Professor John Newton, the national coordinator of the UK Coronavirus Testing Programme, said: “We were confident that good quality antibody tests would become available when they were needed.
“Last week, scientific experts at PHE Porton Down carried out an independent evaluation of the new Roche SARS-CoV-2 serology assay in record time, concluding that it is a highly specific assay with specificity of 100 per cent.
“This is a very positive development because such a highly specific antibody test is a very reliable marker of past infection. This in turn may indicate some immunity to future infection although the extent to which the presence of antibodies indicates immunity remains unclear.”
On Wednesday night, Jeremy Hunt, the chairman of the health select committee and a former Health Secretary, said: “This is potentially very exciting news for people who work in the NHS and care sector who have been most exposed to the virus.
“If we can establish that antibodies give you immunity, it would mean that you can go back to work safely. As soon as we can be certain that antibodies give you long-lasting immunity, I would expect significant orders to be placed.”

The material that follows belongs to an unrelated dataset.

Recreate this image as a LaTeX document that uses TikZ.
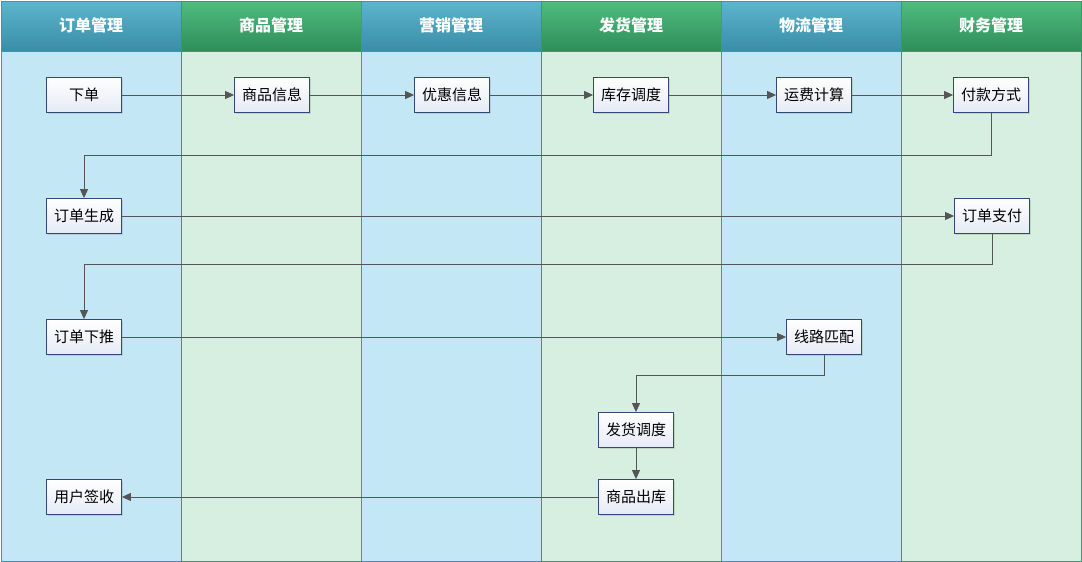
\documentclass[tikz,border=0pt]{standalone}
\usepackage{fontspec}
\newfontfamily\cjk{Noto Sans CJK SC}
\usetikzlibrary{arrows.meta,shadows}
\definecolor{blueBody}{HTML}{C4E7F5}
\definecolor{greenBody}{HTML}{D7EFE1}
\definecolor{blueTop}{HTML}{5DB5CD}
\definecolor{blueBot}{HTML}{3A8DA7}
\definecolor{greenTop}{HTML}{4FBD7E}
\definecolor{greenBot}{HTML}{2E8E59}
\definecolor{blueEdge}{HTML}{3E94B2}
\definecolor{greenEdge}{HTML}{3A9673}
\definecolor{boxline}{HTML}{2F4A78}
\definecolor{boxbot}{HTML}{E6EAF5}
\definecolor{linegray}{HTML}{555555}
\begin{document}
\begin{tikzpicture}[x=1pt,y=-1pt,
  task/.style={draw=boxline, line width=0.8pt, top color=white, bottom color=boxbot,
    minimum width=75pt, minimum height=35pt, inner sep=0pt,
    font=\cjk\fontsize{15}{15}\selectfont,
    drop shadow={shadow xshift=1.5pt, shadow yshift=-1.5pt, opacity=0.25, fill=gray}},
  flow/.style={draw=linegray, line width=0.9pt, -{Triangle[length=9pt,width=8pt]}},
  lanehead/.style={font=\cjk\bfseries\fontsize{16}{16}\selectfont, text=white}]
\useasboundingbox (0,0) rectangle (1082,562);

% swimlanes
\foreach \i/\name/\col in {0/订单管理/blue, 1/商品管理/green, 2/营销管理/blue,
                           3/发货管理/green, 4/物流管理/blue, 5/财务管理/green} {
  \pgfmathsetmacro\x{1+180*\i}
  \fill[\col Body] (\x,51) rectangle (\x+180,561);
  \shade[top color=\col Top, bottom color=\col Bot] (\x,1) rectangle (\x+180,51);
  \draw[\col Edge, line width=0.8pt] (\x,1) rectangle (\x+180,561);
  \draw[\col Edge, line width=0.8pt] (\x,51) -- (\x+180,51);
  \node[lanehead] (head\i) at (\x+90,25) {\name};
}

% tasks
\node[task] (order) at (84,95) {下单};
\node[task] (goods) at (272,95) {商品信息};
\node[task] (promo) at (452,95) {优惠信息};
\node[task] (stock) at (631,95) {库存调度};
\node[task] (freight) at (814,95) {运费计算};
\node[task] (paymode) at (991,95) {付款方式};
\node[task] (create) at (84,216) {订单生成};
\node[task] (pay) at (992,216) {订单支付};
\node[task] (push) at (84,337) {订单下推};
\node[task] (route) at (824,337) {线路匹配};
\node[task] (dispatch) at (636,430) {发货调度};
\node[task] (outbound) at (636,497) {商品出库};
\node[task] (receive) at (84,497) {用户签收};

% flow
\draw[flow] (order) -- (goods);
\draw[flow] (goods) -- (promo);
\draw[flow] (promo) -- (stock);
\draw[flow] (stock) -- (freight);
\draw[flow] (freight) -- (paymode);
\draw[flow] (paymode.south) -- ++(0,43) -| (create.north);
\draw[flow] (create) -- (pay);
\draw[flow] (pay.south) -- ++(0,31) -| (push.north);
\draw[flow] (push) -- (route);
\draw[flow] (route.south) -- ++(0,21) -| (dispatch.north);
\draw[flow] (dispatch) -- (outbound);
\draw[flow] (outbound) -- (receive);
\end{tikzpicture}
\end{document}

Steve Brine, a former health minister, described the move as a “potential game-changer,” telling The Telegraph it could help improve public confidence to return to work as the lockdown is lifted.
He added that, if the scientific advice suggested that antibodies could provide immunity or a high level of it, the Government should move quickly to purchase enough kits for the UK population.
“I’d want to be confident of the science behind it, and what’s more confident than the epidemiology which tells us that once you’ve had the antibody you can’t get it again?” he said.
“There is still no consensus in the scientific community. But potentially it is a game-changer, not just for frontline workers but also for the wider population who could take great confidence from this to turn baby steps into bigger steps.